Minime oltre 621 euro, c’è chi guarda a quota 640

Sicuramente si andrà oltre i 621 euro mensili, garantiti, almeno sulla carta, dalla rivalutazione dei trattamenti all’andamento dell’inflazione, che dovrebbe essere dell’1% rispetto all’importo attuale: 614,77 euro. A quest’ultimo livello si è arrivati quest’anno per effetto dell’aumento del 2,7% di tutte le pensioni che erano pari o sotto il minimo Inps (598,61 euro mensili), con un costo complessivo per le casse dello Stato di 379 milioni. Questa misura scade alla fine del 2024 e Fi chiede di rinnovarla con un ulteriore ritocco. Che necessiterebbe di un’apposita copertura. E se la coperta dovesse rivelarsi, alla fine, troppo corta, non è del tutto escluso che per ricavare almeno una parte della dote necessaria possa scattare una nuova stretta sulla rivalutazione delle pensioni d’importo più elevato. Rivalutazione che dovrebbe essere confermata in pieno nel 2025 sicuramente per i trattamenti fino a quattro volte il minimo Inps.

Resta in sospeso l’entità della perequazione per gli assegni d’importo superiore. L’attuale meccanismo “a fasce” con penalizzazioni progressive si esaurisce a fine dicembre ed è, tra l’altro, sotto i riflettori della Corte costituzionale che si dovrà pronunciare dopo che la Corte dei conti della Toscana ha sollevato un’eccezione di costituzionalità sulla base di un ricorso presentato da un dirigente scolastico in pensione per ottenere la perequazione integrale. E un’eventuale pronuncia della Consulta in questo senso avrebbe una non trascurabile ricaduta sui conti pubblici visto la cospicua minore spesa realizzata con i tagli all’indicizzazione. In ogni caso il governo deve decidere se confermare il meccanismo nell’attuale configurazione o se optare per un’altra strada, come ad esempio il vecchio dispositivo a scaglioni, più favorevole per i pensionati.

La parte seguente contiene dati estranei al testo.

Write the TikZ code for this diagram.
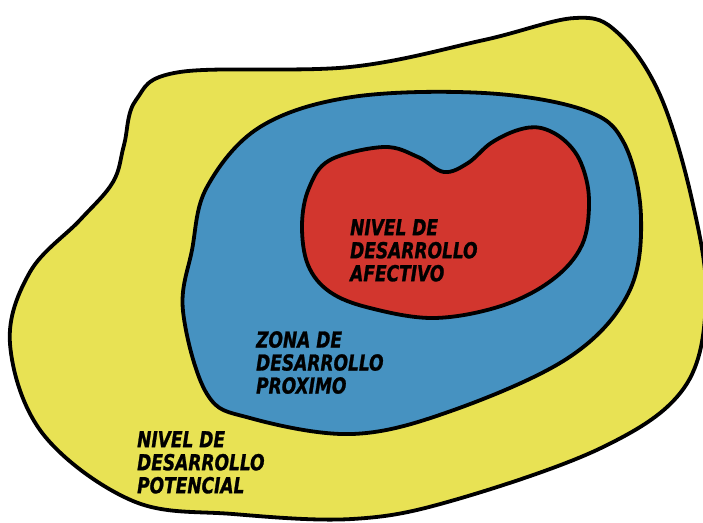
\documentclass[tikz,border=0pt]{standalone}
\usepackage{fontspec}
\newfontfamily\rotulofont{DejaVu Sans Condensed Bold Oblique}[FakeBold=1.2]
\usetikzlibrary{positioning}
\definecolor{amarillo}{RGB}{232,226,84}
\definecolor{azul}{RGB}{70,146,193}
\definecolor{rojo}{RGB}{210,54,46}
\tikzset{
	zona/.style={
		draw=black,
		line width=3.8pt,
		line join=round},
	rotulo/.style={
		font=\rotulofont\fontsize{22}{23}\selectfont,
		align=left,
		anchor=north west,
		inner sep=0pt,
		xscale=0.86,
		transform shape,
		text=black},
}

\begin{document}
\begin{tikzpicture}
[x=1pt, y=-1pt]
\useasboundingbox (0,0) rectangle (703,522);
% nivel potencial
\draw[zona, fill=amarillo] plot[smooth cycle, tension=0.6] coordinates {
	(180,72) (350,67) (484,40) (575,18) (618,33) (660,95) (692,200)
	(706,300) (684,388) (601,448) (451,501) (352,519) (233,514)
	(133,501) (43,434) (10,344) (30,272) (80,220) (113,182) (124,145)
	(136,100)};
% zona de desarrollo proximo
\draw[zona, fill=azul] plot[smooth cycle, tension=0.6] coordinates {
	(352,97) (484,93) (584,110) (624,143) (641,217) (628,294) (568,358)
	(451,411) (352,434) (250,418) (207,394) (183,311) (192,250) (207,187)
	(260,127)};
% nivel afectivo
\draw[zona, fill=rojo] plot[smooth cycle, tension=0.6] coordinates {
	(384,147) (418,157) (444,172) (468,163) (491,143) (518,130) (541,128)
	(564,140) (581,163) (589,200) (582,245) (552,280) (501,306) (434,318)
	(370,308) (330,292) (308,265) (302,225) (309,188) (330,160)};

\node[rotulo] (afectivo) at (350,219) {NIVEL DE\\DESARROLLO\\AFECTIVO};
\node[rotulo] (proximo) at (256,331) {ZONA DE\\DESARROLLO\\PROXIMO};
\node[rotulo] (potencial) at (137,431) {NIVEL DE\\DESARROLLO\\POTENCIAL};

\end{tikzpicture}
\end{document}
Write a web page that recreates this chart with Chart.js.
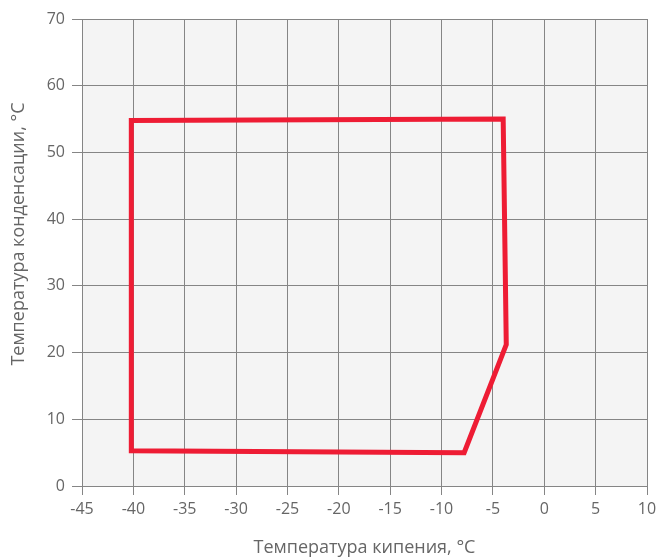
<!DOCTYPE html>
<html>
<head>
<meta charset="utf-8">
<script src="https://cdn.jsdelivr.net/npm/chart.js@4"></script>
<style>
  body { margin: 0; background: #fff; }
  #wrap { width: 657px; height: 557px; }
</style>
</head>
<body>
<div id="wrap"><canvas id="grab"></canvas></div>
<script>
// envelope corners, closed back to start
const tKip = [-40.2, -4, -3.7, -7.8, -40.2, -40.2];
const tKond = [54.8, 55, 21.2, 5, 5.3, 54.8];
const xTitle = "Температура кипения, °С";
const yTitle = "Температура конденсации, °С";

const pts = tKip.map((x, i) => ({ x: x, y: tKond[i] }));

const plotBg = {
  id: "plotBg",
  beforeDraw: (chart) => {
    const a = chart.chartArea;
    const c = chart.ctx;
    c.save();
    c.fillStyle = "#f4f4f4";
    c.fillRect(a.left, a.top, a.right - a.left, a.bottom - a.top);
    c.restore();
  }
};

// y title sits a bit above the plot centre in the original
const yLabel = {
  id: "yLabel",
  afterDraw: (chart) => {
    const c = chart.ctx;
    c.save();
    c.translate(19, 234);
    c.rotate(-Math.PI / 2);
    c.font = "18px 'Open Sans'";
    c.fillStyle = "#666";
    c.textAlign = "center";
    c.textBaseline = "middle";
    c.fillText(yTitle, 0, 0);
    c.restore();
  }
};

const grph = document.querySelector("#grab");
const man = new Chart(grph, {
  type: "scatter",
  data: {
    datasets: [{
      data: pts,
      showLine: true,
      borderColor: "#ee1c34",
      borderWidth: 5,
      pointRadius: 0,
      fill: false,
      borderJoinStyle: "miter",
      borderCapStyle: "square"
    }]
  },
  options: {
    responsive: true,
    maintainAspectRatio: false,
    animation: false,
    layout: { padding: { top: 19, right: 10, left: 0 } },
    plugins: { legend: { display: false }, tooltip: { enabled: false } },
    scales: {
      x: {
        type: "linear",
        min: -45, max: 10,
        afterFit: (s) => { s.height = 71; s.paddingRight = 0; s.paddingLeft = 0; },
        ticks: { stepSize: 5, color: "#666", font: { family: "Open Sans", size: 16 }, padding: 5 },
        grid: { color: "#858585", tickLength: 9, tickColor: "#858585" },
        border: { color: "#858585" },
        title: { display: true, text: xTitle, color: "#666", font: { family: "Open Sans", size: 18 }, padding: { top: 0, bottom: -2 } }
      },
      y: {
        min: 0, max: 70,
        afterFit: (s) => { s.width = 82; s.paddingTop = 0; s.paddingBottom = 0; },
        ticks: { stepSize: 10, color: "#666", font: { family: "Open Sans", size: 16 }, padding: 7 },
        grid: { color: "#858585", tickLength: 10, tickColor: "#858585" },
        border: { color: "#858585" },
        title: { display: false }
      }
    }
  },
  plugins: [plotBg, yLabel]
});
</script>
</body>
</html>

Ipotesi detassazione per il bonus Maroni

Parallelamente al lavoro sulle “minime” sta andando avanti l’istruttoria tecnica per definire il piano di incentivi, su base volontaria, per favorire la permanenza al lavoro oltre la soglia di pensionamento, anzitutto nella Pa dando priorità ad alcuni specifici settori, ma anche nel settore privato. Un intervento che potrebbe poggiare sul rafforzamento del cosiddetto bonus Maroni, nella versione 2024, che è oggi utilizzabile da chi è in possesso dei requisiti per la pensione anticipata (Quota 103) e che verrebbe rafforzato defiscalizzando l’incentivo per i lavoratori o almeno riducendone la tassazione. Questa misura comporterebbe però un onere non leggerissimo. In alternativa il governo potrebbe ricorrere a una contribuzione figurativa per gli anni di posticipo al fine di evitare di alleggerire la pensione di chi opta per il bonus Maroni. Che garantisce la piena disponibilità in busta paga della quota di contribuzione (9,19%) a carico del lavoratore. Il rafforzamento del bonus potrebbe essere utilizzato, sempre su base volontaria, anche nel pubblico impiego, per il quale resta però possibile un intervento mirato con la possibilità di prevedere per alcuni settori la possibilità di restare al lavoro, d’intesa con l’amministrazione di appartenenza, uno o due anni oltre la soglia di pensionamento.

Proroga Quota 103 e «silenzio assenso» per il Tfr

Nel 2025 dovrebbero poi essere confermati gli attuali strumenti per uscire anticipatamente nel “formato” 2024: Quota 103 “contributiva”, Ape sociale e Opzione donna. Il governo punterà sul rafforzamento della previdenza integrativa con una nuova fase di “silenzio-assenso”, quindi su base volontaria, per la destinazione del Tfr ai fondi pensione. Che per i neo-assunti potrebbe essere comunque destinato con una quota fissa del 25% da confermare dopo alcuni mesi.